Rancheria Creek Upper Section
The Navarro River is formed when Indian, Anderson, and Rancheria creeks come together near the town of Philo California. Of these three tributaries, Rancheria Creek is by far the longest and largest. It flows more than 35 miles from its headwaters near Yorkville to its confluence near Philo. Surprisingly, only three public roads cross it in that distance.
The average gradient is slightly less than 30 feet per mile and the hardest rapids are slightly lower than class III. There are, however, many consecutive miles of class II and II+. This is a remotely populated section of the state and you can expect a great run in a wilderness setting. The scenery ranges from narrow gorges to second-growth redwoods, to open valleys with rolling hills.
You can only run Rancheria during the rainy season, usually from about January into March. Rancheria does tend to be runnable (at least by kayaks) well after many other creeks have dropped to unrunnable levels because it drains a relatively large area. It is, of course, best after a recent rain.
The lower run, from Mountain View Road outside of Boonville to Hendy Woods State Park near Philo, is by far the most popular. It is described in California Whitewater by Cassidy and Calhoun. On any given winter weekend, a dozen or more people can be seen running this fifteen mile section. It is one of the nicest easy wilderness runs in the state.
The upper run consists of the thirteen miles from Fish Rock Road near Yorkville to Mountain View Road. It is much less popular. The hardest rapids are a bit harder, it contains more flatwater, and redwood groves are scarcer. Since it is nearer the headwaters, you can expect less water than the lower run has. Also, you can expect two to four times as much water at the end of the run as you have at the put-in.
The put-in is on river right just above the Fish Rock Road bridge near its intersection with Highway 128. You can walk the boats down a dirt road right to the river's edge.
The first five miles follow the relatively narrow canyon near Highway 128. You can see much of this first section from the road. There are many fun class II+ rapids and perhaps one that rates a bit higher than that in this section. There is also a strongly recommended portage thru a major strainer near mile three. This portage is just below a suspended pedestrian bridge. Several other sections have sharp rocks and relatively narrow passages thru rocks and willows in the stream bed.

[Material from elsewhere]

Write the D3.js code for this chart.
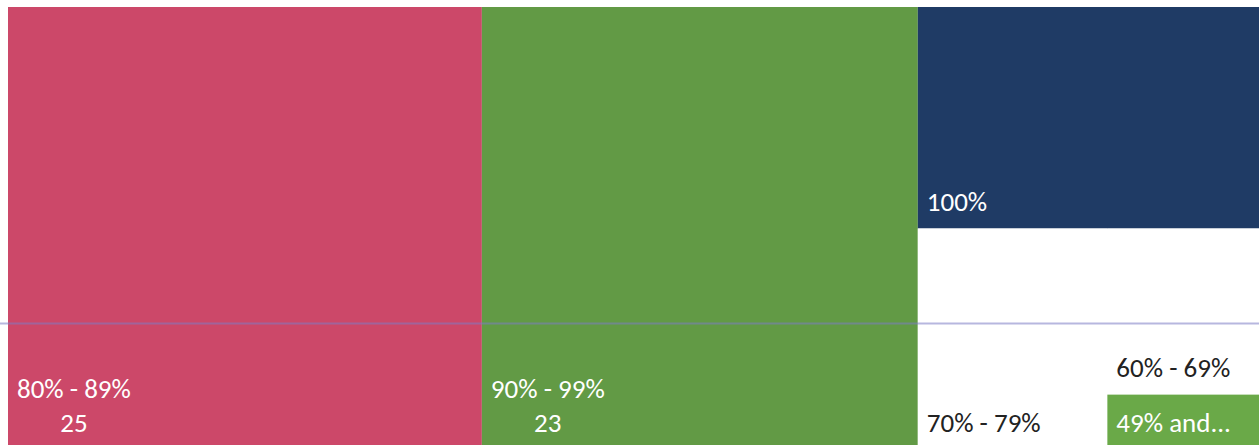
<!DOCTYPE html>
<html>
<head>
<meta charset="utf-8">
<script src="https://cdn.jsdelivr.net/npm/d3@7"></script>
<style>
  html, body { margin: 0; padding: 0; background: #ffffff; overflow: hidden; }
  svg { display: block; }
  text { font-family: Carlito, Lato, "Open Sans", sans-serif; }
</style>
</head>
<body>
<svg id="chart" width="1259" height="445"></svg>
<script>
// Score bands and number of students in each
const bands  = ["80% - 89%", "90% - 99%", "100%", "70% - 79%", "60% - 69%", "49% and..."];
const counts = [25, 23, 9, 5, 3, 1];
// Which bands also print their count under the name
const showCount = [true, true, false, false, false, false];
const fills     = ["#cc4869", "#629a45", "#1f3b65", "#ffffff", "#ffffff", "#6aa948"];
const inks      = ["#ffffff", "#ffffff", "#ffffff", "#222222", "#222222", "#ffffff"];

const W = 1259, H = 445;
const mapLeft = 8, mapTop = 7, mapRight = 1259, mapBottom = 450;
const svg = d3.select("#chart");

const root = d3.hierarchy({
  children: bands.map((b, i) => ({ name: b, value: counts[i], i }))
}).sum(d => d.value || 0).sort((a, b) => b.value - a.value);

d3.treemap()
  .tile(d3.treemapSquarify.ratio(1))
  .size([mapRight - mapLeft, mapBottom - mapTop])
  .round(false)(root);

const plot = svg.append("g").attr("transform", `translate(${mapLeft},${mapTop})`);

const cell = plot.selectAll("g.cell")
  .data(root.leaves())
  .join("g")
  .attr("class", "cell")
  .attr("transform", d => `translate(${d.x0},${d.y0})`);

cell.append("rect")
  .attr("width", d => d.x1 - d.x0)
  .attr("height", d => d.y1 - d.y0)
  .attr("fill", d => fills[d.data.i]);

const fs = 27, lh = 34, padL = 9, padB = 18;

cell.each(function(d) {
  const g = d3.select(this);
  const i = d.data.i;
  const h = d.y1 - d.y0;
  const lines = showCount[i] ? [d.data.name, String(d.data.value)] : [d.data.name];
  const t = g.append("text")
    .attr("fill", inks[i])
    .attr("font-size", fs);
  const first = t.append("tspan").attr("x", padL).text(lines[0]);
  if (lines.length > 1) {
    const w = first.node().getComputedTextLength();
    first.attr("y", h - padB - lh);
    t.append("tspan")
      .attr("x", padL + w / 2)
      .attr("y", h - padB)
      .attr("text-anchor", "middle")
      .text(lines[1]);
  } else {
    first.attr("y", h - padB);
  }
});

// faint ruled line running across the page
svg.append("line")
  .attr("x1", 0).attr("x2", W)
  .attr("y1", 323.5).attr("y2", 323.5)
  .attr("stroke", "#7c7cc4")
  .attr("stroke-opacity", 0.55)
  .attr("stroke-width", 2);
</script>
</body>
</html>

After mile five, the creek heads south-west away from the road. The next eight miles is very remote and wild. The gradient is pretty much continuous (probably 30 feet per mile or so) until about the last three or four miles of the run. There are several long gorges with continuous II and II+ rapids in this section. The river is bigger by this time and the passages are a bit easier than they are higher on the creek. There are many side-streams cascading into the water all along this section as the river continuously gains volume.
We felt that the toughest rapid was near mile seven or eight when the river dropped over a narrow chute into a two-foot fall. If you are too far right, there is a nasty sharp exposed rock at the bottom. One of our party lost control of his kayak just above this fall and watched it disappear under a rock on river right just above this fall. It did not come out the other end and no trace of it was visible. Luckily, we had a rope in one of the other boats. We were able to extricate it without too much trouble. It is a bit unsettling to realize that a person could have as easily been sucked under the rock.
The remaining five miles were uneventful and stunningly beautiful. It is amazing that there is country this lovely in this state with virtually no one living in it. If not for the cows and occasional fence, you could easily imagine what the early explorers must have felt like as they first paddled the streams of this state.
The most amazing sight is near mile 10 or 11 where a manzanita bush is growing out of the top of a redwood stump about ten feet above the stream. It is hard to imagine how it can find the soil and moisture to grow is such an improbable place.
The take-out is below the Mountain View Road Bridge. We have found it easiest to run a rope to the bottom of the slippery slope and pull-up the boats. The shuttle is almost an hour long.